The Immigrant Experience—at $275 a Pop
The Tenament Museum on Orchard Street on the Lower East Side always seemed a worthy affair. I remember when it opened, more than a decade ago. There was a perfunctory ticket office across the street from a restored walk-up, wherein historical tours were conducted. (I still recall with a shiver the story of the 19th century father who left for work one day, leaving his large family behind, never to return.)

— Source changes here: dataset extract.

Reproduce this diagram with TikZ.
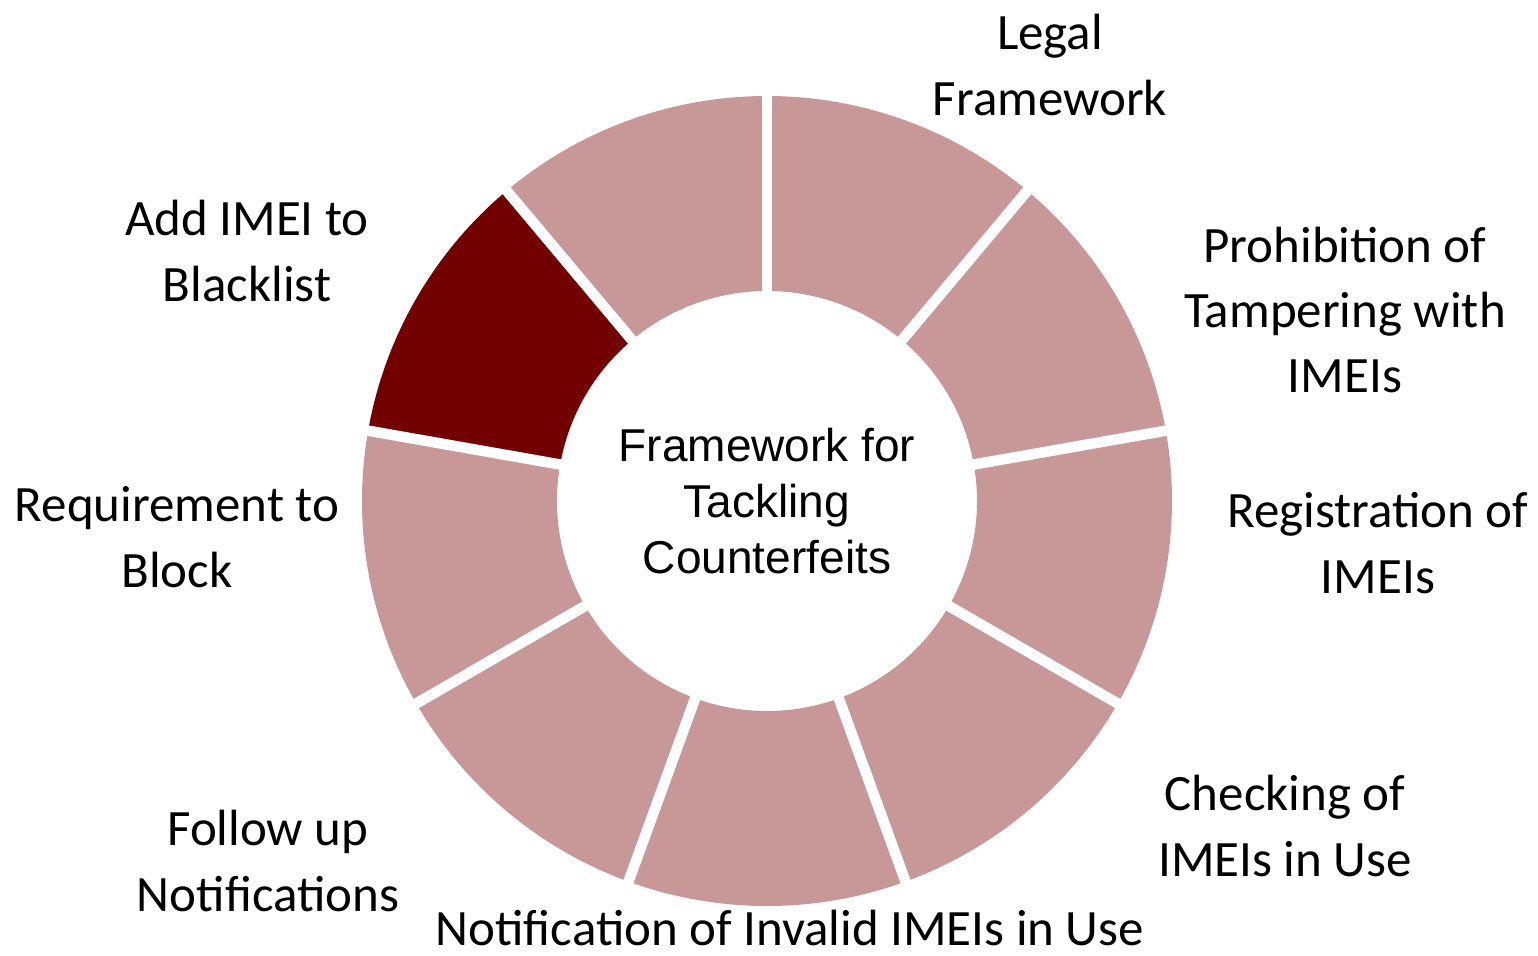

Well, the enterprise and the block has taken off some since then. The ticket office has moved a few doors over and is now surrounded by a largish gift shop, with snippy help and ample opportunities for buying ghetto-chic t-shirts, fridge magnets, calendars, wrapping paper, dishware and Metrocard holders, as well as tons of expensive books on what it was like to be dirt poor. Let's just say the place's sense of opportunism is creepy.
Creepier still, however, is the nearby Blue Moon Hotel. While it's true that there's no gaul like New York gaul, this is something special: a luxury, boutique hotel converted from an old tenament, and furnished with restored period furniture. ("Boutique," by the way, is hotel code in this city for "smaller, but still just as expensive.") It's a beautiful piece of refurbishment. But if you want to stay on former pushcart lane, you have a pony up a minimum of $275 a night; for more comfort, prices soar to $500.
I'm sorry, but this is perverse, and there's no other decent word for it. $275 for what?—to be closer to the haunted house across the street full of the tortured souls of immigrant dead? Why not just don a top hat, crush some urchins under your hansom cab wheels and be done with it? I'm all for preserving old New York, but when that preservation is just another scam for the money-grubbers, I'll pass.
The hotel, by the way, also boasts about "breathtaking" views of "the Williamsburg Bridge, Lower Manhattan, and Old Orchard Street." Yeah. I bet 1880s sweat shop workers got a good view of those just before they jumped.